Production and dynamics of positrons in ultrahigh intensity laser-foil interactions

TL;DR

This paper investigates electron-positron pair production in ultrahigh intensity laser-foil interactions, revealing quantum-electrodynamical cascading and standing wave effects at intensities above 10^{24} W/cm^2, supported by simulations.

Contribution

It introduces a model for pair production dynamics near magnetic nodes in laser-foil interactions at extreme intensities, validated by 3D PIC-MC simulations.

Findings

Electron-positron plasma is generated via QED cascading.

Standing wave patterns influence pair density distribution.

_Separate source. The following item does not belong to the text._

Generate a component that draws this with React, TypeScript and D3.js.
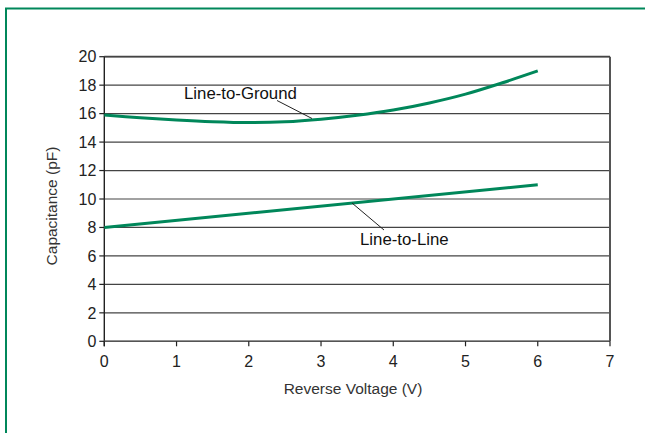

Model predictions align with simulation results.

Abstract

The electron-positron pair production accompanying interaction of a circularly polarized laser pulse with a foil is studied for laser intensities higher than $10^{24}$W cm$^{-2}$. The laser energy penetrates into the foil due to the effect of the relativistic hole-boring. It is demonstrated that the electron-positron plasma is produced as a result of quantum-electrodynamical cascading in the field of the incident and reflected laser light in front of the foil. The incident and reflected laser light makes up the circularly polarized standing wave in the reference frame of the hole-boring front and the pair density peaks near the nodes and antinodes of the wave. A model based on the particle dynamics with radiation reaction effect near the magnetic nodes is developed. The model predictions are verified by 3D PIC-MC simulations.